Abstract

This article aimed to describe the peculiarities of cooperation between verbal and non-verbal units during the creation of empty signs in the dynamic scope of the heterogeneous screen text. The bulk of the research consists of the polycode multimodal texts of cinematography, television and the Internet. For illustrative material the author turned to the fiction film Life of Pi, the educational TV show Made in Moscow: Doctor’s Sausage and the Instagram vine In Schools All Over the Country. The results of the study showed that in the spatiotemporal continuum of the text, a simulacrum is created as a set of audio-visual signs, which contains designation (unreal or partially real), but lacks the actual denotation. The author comes to the conclusion that a simulacrum is constructed by means of computer technology and involves manipulation of the visual image that is introduced and explained verbally. In addition, the study showed that in a polycode multimodal text the simulacrum can be a nonlinear discontinuous icon and a linear continuous kinemorph, sign-imitation. In the semiosis of sign-imitation we can observe an interpretant, an interpreter, and a partially real/unreal designatum, while the real denotatum is absent. The sign vehicle functions according to the laws of objective reality applicable to the thing it designates, which makes the viewer believe in the existence of the sign-imitation.
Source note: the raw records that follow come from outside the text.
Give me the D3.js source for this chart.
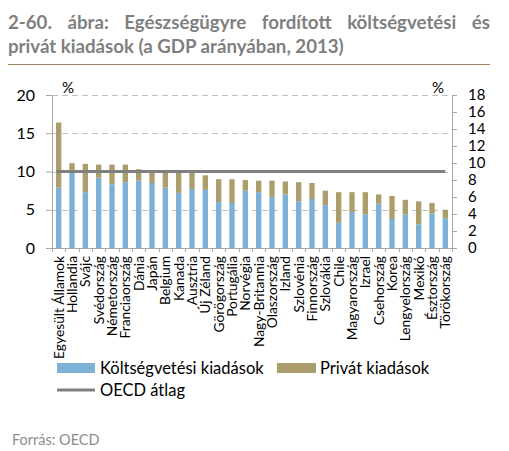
<!DOCTYPE html>
<html><head><meta charset="utf-8">
<script src="https://cdn.jsdelivr.net/npm/d3@7/dist/d3.min.js"></script>
<style>
html,body{margin:0;padding:0;background:#fff;}
svg{display:block;font-family:Lato,"Open Sans",sans-serif;}
</style></head>
<body>
<script>
const countries = ["Egyesült Államok","Hollandia","Svájc","Svédország","Németország","Franciaország","Dánia","Japán","Belgium","Kanada","Ausztria","Új Zéland","Görögország","Portugália","Norvégia","Nagy-Britannia","Olaszország","Izland","Szlovénia","Finnország","Szlovákia","Chile","Magyarország","Izrael","Csehország","Korea","Lengyelország","Mexikó","Észtország","Törökország"];
const publicSpend = [7.9,9.8,7.3,9.2,8.3,8.6,8.8,8.5,7.9,7.2,7.7,7.6,6.0,5.9,7.5,7.3,6.7,7.0,6.1,6.4,5.6,3.3,4.7,4.4,5.8,3.8,4.4,3.1,4.5,3.9];
const privateSpend = [8.5,1.3,3.7,1.7,2.6,2.3,1.5,1.7,2.3,2.7,2.3,1.9,3.0,3.1,1.4,1.5,2.1,1.7,2.5,2.1,1.9,4.0,2.6,2.9,1.2,3.0,1.9,3.0,1.4,1.1];
const oecdAvg = 9.0; // right axis
const leftTicks = [0,5,10,15,20];
const rightTicks = [0,2,4,6,8,10,12,14,16,18];
const seriesNames = ["Költségvetési kiadások","Privát kiadások","OECD átlag"];
const titleLine1 = "2-60. ábra: Egészségügyre fordított költségvetési és";
const titleLine2 = "privát kiadások (a GDP arányában, 2013)";

const W = 509, H = 451;
const svg = d3.select("body").append("svg").attr("width",W).attr("height",H);
const colBlue = "#7cb0d6", colTan = "#ab9e6c", colLine = "#808080";

// title
const title = svg.append("g").attr("fill","#7f7f7f").attr("font-weight","bold");
const t2 = title.append("text").attr("x",8).attr("y",53).attr("font-size",16).text(titleLine2);
const fs = 16 * 336 / t2.node().getComputedTextLength();
t2.attr("font-size",fs);
// justify line 1 by word spacing
const words = titleLine1.split(" ");
const tmp = words.map(w=>title.append("text").attr("font-size",fs).attr("y",29).text(w));
const widths = tmp.map(t=>t.node().getComputedTextLength());
const gap = (482 - d3.sum(widths)) / (words.length-1);
let cx = 8;
tmp.forEach((t,i)=>{ t.attr("x",cx); cx += widths[i] + gap; });
svg.append("line").attr("x1",8).attr("x2",490).attr("y1",64.5).attr("y2",64.5).attr("stroke","#9e8262").attr("stroke-width",1.2);

const x0 = 52, x1 = 452, yTop = 95, yBot = 248;
const x = d3.scaleBand().domain(countries).range([x0,x1]).paddingInner(0.6).paddingOuter(0.3);
const yL = d3.scaleLinear().domain([0,20]).range([yBot,yTop]);
const yR = d3.scaleLinear().domain([0,18]).range([yBot,yTop]);

// gridlines
svg.append("g").selectAll("line").data(leftTicks.filter(d=>d>0)).join("line")
  .attr("x1",x0).attr("x2",x1).attr("y1",d=>Math.round(yL(d))+0.5).attr("y2",d=>Math.round(yL(d))+0.5)
  .attr("stroke","#bfbfbf").attr("stroke-width",1).attr("stroke-dasharray","6,4");

// bars
const data = countries.map((c,i)=>({c, pub:publicSpend[i], priv:privateSpend[i]}));
svg.append("g").selectAll("rect").data(data).join("rect")
  .attr("x",d=>x(d.c)).attr("width",x.bandwidth())
  .attr("y",d=>yL(d.pub)).attr("height",d=>yL(0)-yL(d.pub)).attr("fill",colBlue);
svg.append("g").selectAll("rect").data(data).join("rect")
  .attr("x",d=>x(d.c)).attr("width",x.bandwidth())
  .attr("y",d=>yL(d.pub+d.priv)).attr("height",d=>yL(d.pub)-yL(d.pub+d.priv)).attr("fill",colTan);

// OECD line
const first = countries[0], last = countries[countries.length-1];
svg.append("line").attr("x1",x(first)+x.bandwidth()/2-2).attr("x2",x(last)+x.bandwidth()/2)
  .attr("y1",yR(oecdAvg)).attr("y2",yR(oecdAvg)).attr("stroke",colLine).attr("stroke-width",3);

// axes
const axisCol = "#a6a6a6";
const gl = svg.append("g").attr("transform",`translate(${x0},0)`)
  .call(d3.axisLeft(yL).tickValues(leftTicks).tickSize(6).tickPadding(11));
const gr = svg.append("g").attr("transform",`translate(${x1},0)`)
  .call(d3.axisRight(yR).tickValues(rightTicks).tickSize(5).tickPadding(11));
[gl,gr].forEach(g=>{
  g.select(".domain").attr("stroke",axisCol);
  g.selectAll(".tick line").attr("stroke",axisCol);
  g.selectAll(".tick text").attr("fill","#000").attr("font-family","Lato,sans-serif");
});
gl.selectAll(".tick text").attr("font-size",16);
gr.selectAll(".tick text").attr("font-size",15);

// bottom axis with boundary ticks
const gb = svg.append("g").attr("transform",`translate(0,${yBot})`);
gb.append("line").attr("x1",x0).attr("x2",x1).attr("y1",0.5).attr("y2",0.5).attr("stroke",axisCol);
gb.selectAll("line.tk").data(d3.range(countries.length+1)).join("line").attr("class","tk")
  .attr("x1",i=>Math.round(x0+i*(x1-x0)/countries.length)+0.5).attr("x2",i=>Math.round(x0+i*(x1-x0)/countries.length)+0.5)
  .attr("y1",0).attr("y2",4).attr("stroke",axisCol);
gb.selectAll("text").data(countries).join("text")
  .attr("transform",d=>`translate(${x(d)+x.bandwidth()/2},8) rotate(-90)`)
  .attr("text-anchor","end").attr("dy","0.35em").attr("font-size",13.8).attr("fill","#000")
  .text(d=>d);

// % labels
svg.append("text").attr("x",62).attr("y",93).attr("font-size",15).text("%");
svg.append("text").attr("x",432).attr("y",93).attr("font-size",15).text("%");

// legend
const lg = svg.append("g").attr("font-size",16.5).attr("fill","#000");
lg.append("rect").attr("x",57).attr("y",363).attr("width",38).attr("height",10).attr("fill",colBlue);
lg.append("text").attr("x",100).attr("y",374).text(seriesNames[0]);
lg.append("rect").attr("x",277).attr("y",363).attr("width",39).attr("height",10).attr("fill",colTan);
lg.append("text").attr("x",320).attr("y",374).text(seriesNames[1]);
lg.append("line").attr("x1",57).attr("x2",95).attr("y1",390).attr("y2",390).attr("stroke",colLine).attr("stroke-width",3);
lg.append("text").attr("x",100).attr("y",396).text(seriesNames[2]);

// footer
svg.append("text").attr("x",12).attr("y",445).attr("font-size",14.5).attr("fill","#8c8c8c").text("Forrás: OECD");
</script>
</body></html>
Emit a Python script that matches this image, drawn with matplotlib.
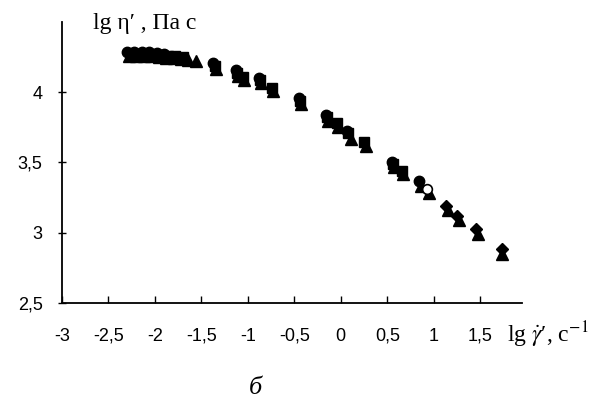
import matplotlib.pyplot as plt

# lg(shear rate) and lg(viscosity) for each marker series
circ_x = [-2.3, -2.22, -2.14, -2.06, -1.98, -1.9, -1.37, -1.13, -0.88, -0.45, -0.16, 0.07, 0.55, 0.84]
circ_y = [4.285, 4.285, 4.285, 4.285, 4.28, 4.275, 4.21, 4.155, 4.10, 3.955, 3.835, 3.725, 3.505, 3.365]

sq_x = [-2.26, -2.18, -2.1, -2.02, -1.94, -1.86, -1.78, -1.7, -1.355, -1.12, -1.05, -0.87, -0.74,
        -0.44, -0.15, -0.04, 0.08, 0.25, 0.56, 0.66]
sq_y = [4.27, 4.27, 4.27, 4.27, 4.265, 4.26, 4.255, 4.25, 4.19, 4.14, 4.11, 4.09, 4.03,
        3.94, 3.82, 3.78, 3.71, 3.645, 3.49, 3.44]

tri_x = [-2.28, -2.2, -2.12, -2.04, -1.96, -1.88, -1.8, -1.72, -1.64, -1.56, -1.345, -1.11, -1.04,
         -0.86, -0.73, -0.43, -0.14, -0.03, 0.11, 0.27, 0.57, 0.67, 0.86, 0.95, 1.15, 1.27, 1.48, 1.73]
tri_y = [4.255, 4.255, 4.255, 4.255, 4.25, 4.245, 4.24, 4.235, 4.23, 4.225, 4.165, 4.115, 4.085,
         4.065, 4.005, 3.915, 3.795, 3.755, 3.665, 3.62, 3.465, 3.415, 3.33, 3.28, 3.16, 3.09, 2.99, 2.85]

dia_x = [1.13, 1.25, 1.46, 1.74]
dia_y = [3.19, 3.12, 3.025, 2.885]

open_x = [0.93]
open_y = [3.31]

xticks = [-3, -2.5, -2, -1.5, -1, -0.5, 0, 0.5, 1, 1.5]
yticks = [2.5, 3, 3.5, 4]


def fmt(t):
    return str(int(t)) if t == int(t) else str(t).replace('.', ',')


plt.rcParams['font.family'] = ['Liberation Sans', 'DejaVu Sans']

fig = plt.figure(figsize=(6.05, 4.01), dpi=100)
ax = fig.add_axes([62 / 605, 1 - 302.7 / 401, 460 / 605, 280.7 / 401])

ax.plot(circ_x, circ_y, 'o', color='black', markersize=7.5, zorder=3)
ax.plot(sq_x, sq_y, 's', color='black', markersize=7, zorder=3)
ax.plot(tri_x, tri_y, '^', color='black', markersize=8, zorder=3)
ax.plot(dia_x, dia_y, 'D', color='black', markersize=6.5, zorder=3)
ax.plot(open_x, open_y, 'o', mfc='white', mec='black', mew=1.2, markersize=7, zorder=4)

ax.set_xlim(-3, 1.95)
ax.set_ylim(2.5, 4.5)
ax.set_xticks(xticks)
ax.set_yticks(yticks)
ax.set_xticklabels([fmt(t) for t in xticks])
ax.set_yticklabels([fmt(t) for t in yticks])

for s in ['top', 'right']:
    ax.spines[s].set_visible(False)
ax.spines['left'].set_linewidth(1.3)
ax.spines['bottom'].set_linewidth(1.3)

ax.tick_params(axis='x', direction='in', length=5, pad=18, labelsize=13, width=1)
ax.tick_params(axis='y', direction='inout', length=6, pad=11, labelsize=13, width=1)

serif = ['Liberation Serif', 'DejaVu Serif']
fig.text(93 / 605, 1 - 29 / 401, "lg η′ , Па с", family=serif, fontsize=17,
         ha='left', va='baseline')
fig.text(507 / 605, 1 - 342 / 401, r"lg $\dot{\gamma}$′, с$^{-1}$", family=serif, fontsize=17,
         ha='left', va='baseline', math_fontfamily='stix')
fig.text(255 / 605, 1 - 388 / 401, "б", family=serif, fontsize=19, style='italic',
         ha='center', va='center')

fig.savefig('out.png', dpi=100)
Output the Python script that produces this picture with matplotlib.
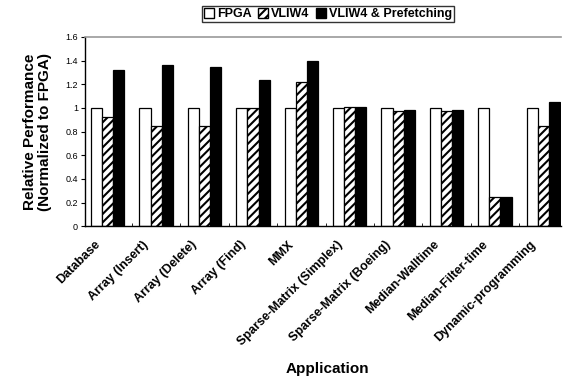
import matplotlib.pyplot as plt
import numpy as np
from matplotlib.patches import Patch

plt.rcParams['font.family'] = ['Liberation Sans', 'DejaVu Sans']
plt.rcParams['hatch.linewidth'] = 1.5

apps = ['Database', 'Array (Insert)', 'Array (Delete)', 'Array (Find)', 'MMX',
        'Sparse-Matrix (Simplex)', 'Sparse-Matrix (Boeing)', 'Median-Walltime',
        'Median-Filter-time', 'Dynamic-programming']
fpga = [1.0, 1.0, 1.0, 1.0, 1.0, 1.0, 1.0, 1.0, 1.0, 1.0]
vliw4 = [0.92, 0.85, 0.85, 1.0, 1.22, 1.01, 0.97, 0.97, 0.25, 0.85]
vliw4_pref = [1.32, 1.36, 1.35, 1.24, 1.40, 1.01, 0.98, 0.98, 0.25, 1.05]

fig = plt.figure(figsize=(5.63, 3.77), dpi=100)
ax = fig.add_axes([0.151, 0.40, 0.845, 0.502])

x = np.arange(len(apps))
w = 0.23
ax.bar(x - w, fpga, w, color='white', edgecolor='black', linewidth=0.9)
ax.bar(x, vliw4, w, color='white', edgecolor='black', hatch='////', linewidth=0.9)
ax.bar(x + w, vliw4_pref, w, color='black', edgecolor='black', linewidth=0.9)

ax.set_xlim(-0.47, 9.36)
ax.set_ylim(0, 1.6)
ax.set_yticks([0, 0.2, 0.4, 0.6, 0.8, 1.0, 1.2, 1.4, 1.6])
ax.set_yticklabels(['0', '0.2', '0.4', '0.6', '0.8', '1', '1.2', '1.4', '1.6'])
ax.tick_params(axis='y', labelsize=6.5, length=3, width=0.8, direction='out', pad=2)

# label anchors sit a little left of each group centre, like the original
ax.set_xticks(x[:-1] + 0.5, minor=True)
ax.set_xticks(x - 0.28)
ax.set_xticklabels(apps, rotation=45, ha='right', rotation_mode='anchor',
                   fontsize=9, fontweight='bold')
ax.tick_params(axis='x', which='major', length=0, pad=9)
ax.tick_params(axis='x', which='minor', length=2, width=0.6, direction='in')

ax.spines['right'].set_visible(False)
ax.spines['top'].set_color('#999999')
ax.spines['top'].set_linewidth(1.2)
ax.spines['left'].set_linewidth(1.0)
ax.spines['bottom'].set_linewidth(1.0)

ax.set_ylabel('Relative Performance\n(Normalized to FPGA)', fontsize=11,
              fontweight='bold', labelpad=10, linespacing=1.05)
ax.set_xlabel('Application', fontsize=11, fontweight='bold')
ax.xaxis.set_label_coords(0.51, -0.72)

handles = [Patch(facecolor='white', edgecolor='black', label='FPGA'),
           Patch(facecolor='white', edgecolor='black', hatch='////', label='VLIW4'),
           Patch(facecolor='black', edgecolor='black', label='VLIW4 & Prefetching')]
leg = fig.legend(handles=handles, loc='center', bbox_to_anchor=(0.583, 0.962), ncol=3,
                 prop={'weight': 'bold', 'size': 9}, frameon=True,
                 fancybox=False, handlelength=0.8, handleheight=0.8,
                 handletextpad=0.25, columnspacing=0.5, borderpad=0.15,
                 borderaxespad=0)
leg.get_frame().set_edgecolor('black')
leg.get_frame().set_linewidth(1.0)

fig.savefig('out.png', dpi=100)
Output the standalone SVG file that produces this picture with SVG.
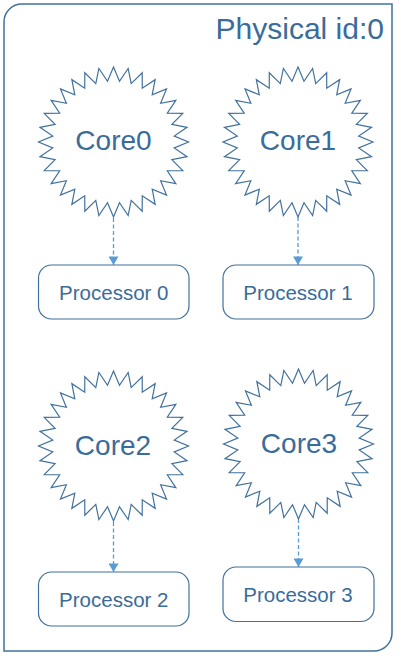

It differs from the sign-symbol in that the latter bears no formal resemblance to the thing it designates, while the sign-imitation is constructed on the principles of formal and/or ontological resemblance. In conclusion, it is stated that further study on the simulacra in polycode multimodal texts will allow us to gain deeper insights into the process of manipulating viewers’ consciousness in the screen texts of mass culture.